## Problem to solve
Locate the line bearing "Write the Altair code for this chart." in the material below, then reproduce it and each following line up to and including the line bearing "import pandas as pd".

## Material shown
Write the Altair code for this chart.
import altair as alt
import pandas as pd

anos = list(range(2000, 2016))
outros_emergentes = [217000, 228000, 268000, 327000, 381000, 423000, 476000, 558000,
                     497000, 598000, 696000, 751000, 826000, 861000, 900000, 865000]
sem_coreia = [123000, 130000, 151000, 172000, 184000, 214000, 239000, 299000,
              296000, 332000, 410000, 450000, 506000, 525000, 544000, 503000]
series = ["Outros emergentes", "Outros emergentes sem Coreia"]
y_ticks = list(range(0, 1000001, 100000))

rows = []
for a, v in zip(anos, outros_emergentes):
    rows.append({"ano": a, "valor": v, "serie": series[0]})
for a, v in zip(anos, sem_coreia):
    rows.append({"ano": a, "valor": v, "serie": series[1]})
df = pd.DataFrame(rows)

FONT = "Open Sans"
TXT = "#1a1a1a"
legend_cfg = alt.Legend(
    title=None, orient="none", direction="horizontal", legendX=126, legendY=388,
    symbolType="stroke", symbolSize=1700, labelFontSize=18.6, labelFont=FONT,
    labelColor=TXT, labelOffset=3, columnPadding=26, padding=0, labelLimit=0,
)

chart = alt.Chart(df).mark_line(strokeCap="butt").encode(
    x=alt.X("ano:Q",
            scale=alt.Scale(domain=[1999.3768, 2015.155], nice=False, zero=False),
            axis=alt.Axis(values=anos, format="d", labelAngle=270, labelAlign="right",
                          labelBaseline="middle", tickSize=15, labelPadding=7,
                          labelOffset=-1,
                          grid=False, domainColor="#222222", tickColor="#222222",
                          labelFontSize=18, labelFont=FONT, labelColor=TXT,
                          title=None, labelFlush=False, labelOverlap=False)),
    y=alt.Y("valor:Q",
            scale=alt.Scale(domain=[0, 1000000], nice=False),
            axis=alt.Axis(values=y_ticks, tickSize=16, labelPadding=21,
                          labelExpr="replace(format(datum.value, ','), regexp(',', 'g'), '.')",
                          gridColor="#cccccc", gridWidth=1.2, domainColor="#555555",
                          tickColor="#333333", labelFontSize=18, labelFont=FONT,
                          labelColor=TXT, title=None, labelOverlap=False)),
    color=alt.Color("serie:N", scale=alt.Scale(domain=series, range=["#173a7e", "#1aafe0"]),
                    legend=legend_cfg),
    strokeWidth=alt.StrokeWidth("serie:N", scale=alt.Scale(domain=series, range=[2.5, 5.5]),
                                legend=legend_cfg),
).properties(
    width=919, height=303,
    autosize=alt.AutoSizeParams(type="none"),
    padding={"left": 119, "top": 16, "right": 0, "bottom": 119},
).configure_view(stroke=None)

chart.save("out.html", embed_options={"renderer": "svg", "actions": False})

--

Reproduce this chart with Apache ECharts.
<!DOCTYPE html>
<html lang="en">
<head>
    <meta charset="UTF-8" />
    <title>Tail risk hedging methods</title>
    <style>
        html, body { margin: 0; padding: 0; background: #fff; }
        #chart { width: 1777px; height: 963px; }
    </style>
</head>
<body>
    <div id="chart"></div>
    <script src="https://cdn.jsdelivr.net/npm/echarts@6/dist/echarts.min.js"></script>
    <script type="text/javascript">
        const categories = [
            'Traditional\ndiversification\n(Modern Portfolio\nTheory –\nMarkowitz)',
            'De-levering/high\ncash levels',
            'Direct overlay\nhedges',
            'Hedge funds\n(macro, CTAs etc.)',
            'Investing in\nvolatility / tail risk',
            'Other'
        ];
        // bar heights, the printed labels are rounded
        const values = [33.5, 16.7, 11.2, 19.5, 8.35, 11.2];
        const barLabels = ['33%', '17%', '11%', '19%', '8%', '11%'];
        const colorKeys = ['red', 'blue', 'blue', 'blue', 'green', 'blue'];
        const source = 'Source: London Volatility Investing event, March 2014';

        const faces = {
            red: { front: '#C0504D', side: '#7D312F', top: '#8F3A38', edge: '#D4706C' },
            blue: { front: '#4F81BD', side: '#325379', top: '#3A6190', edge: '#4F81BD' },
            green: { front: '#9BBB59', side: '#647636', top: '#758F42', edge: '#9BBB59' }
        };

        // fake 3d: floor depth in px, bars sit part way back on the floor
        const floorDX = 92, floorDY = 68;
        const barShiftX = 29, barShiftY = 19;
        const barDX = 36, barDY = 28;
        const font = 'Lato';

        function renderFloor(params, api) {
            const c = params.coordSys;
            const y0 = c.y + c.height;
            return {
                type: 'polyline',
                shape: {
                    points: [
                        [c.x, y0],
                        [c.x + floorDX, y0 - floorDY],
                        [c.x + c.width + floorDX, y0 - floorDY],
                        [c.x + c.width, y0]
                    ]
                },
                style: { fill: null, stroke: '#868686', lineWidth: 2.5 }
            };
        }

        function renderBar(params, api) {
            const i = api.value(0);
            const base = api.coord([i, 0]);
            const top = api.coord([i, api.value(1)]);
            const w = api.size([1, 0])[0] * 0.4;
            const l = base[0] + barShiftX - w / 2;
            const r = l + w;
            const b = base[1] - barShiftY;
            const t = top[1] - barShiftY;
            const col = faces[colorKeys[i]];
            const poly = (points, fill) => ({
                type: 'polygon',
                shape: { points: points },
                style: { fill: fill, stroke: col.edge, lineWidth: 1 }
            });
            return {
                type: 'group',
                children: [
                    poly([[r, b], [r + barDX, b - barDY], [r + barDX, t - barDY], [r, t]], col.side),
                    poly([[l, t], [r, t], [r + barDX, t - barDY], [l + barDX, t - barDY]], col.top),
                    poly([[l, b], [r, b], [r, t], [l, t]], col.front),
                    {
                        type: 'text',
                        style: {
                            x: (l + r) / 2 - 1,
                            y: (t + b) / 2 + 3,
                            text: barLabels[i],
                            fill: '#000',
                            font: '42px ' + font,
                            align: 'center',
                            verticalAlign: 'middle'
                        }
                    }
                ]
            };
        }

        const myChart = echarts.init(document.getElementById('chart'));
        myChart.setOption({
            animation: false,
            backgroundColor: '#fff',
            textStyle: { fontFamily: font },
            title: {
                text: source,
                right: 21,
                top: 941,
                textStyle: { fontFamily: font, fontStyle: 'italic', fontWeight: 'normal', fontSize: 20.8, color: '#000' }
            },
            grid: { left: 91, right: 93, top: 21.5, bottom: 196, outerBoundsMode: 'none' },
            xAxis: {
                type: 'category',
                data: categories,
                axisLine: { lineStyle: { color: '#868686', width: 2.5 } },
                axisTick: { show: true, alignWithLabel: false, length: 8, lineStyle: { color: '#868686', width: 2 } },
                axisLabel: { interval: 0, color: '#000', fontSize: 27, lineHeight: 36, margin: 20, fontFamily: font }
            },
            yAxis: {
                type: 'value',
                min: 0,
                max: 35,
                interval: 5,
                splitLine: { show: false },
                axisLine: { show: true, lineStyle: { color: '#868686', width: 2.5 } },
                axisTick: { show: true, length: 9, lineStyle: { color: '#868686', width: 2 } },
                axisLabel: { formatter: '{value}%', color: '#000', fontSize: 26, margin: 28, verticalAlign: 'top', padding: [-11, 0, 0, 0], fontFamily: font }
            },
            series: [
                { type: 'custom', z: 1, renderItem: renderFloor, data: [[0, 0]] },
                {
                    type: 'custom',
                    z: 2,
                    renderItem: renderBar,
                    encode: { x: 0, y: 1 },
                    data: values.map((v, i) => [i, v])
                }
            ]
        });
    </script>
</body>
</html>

## The reply
Write the Altair code for this chart.
import altair as alt
import pandas as pd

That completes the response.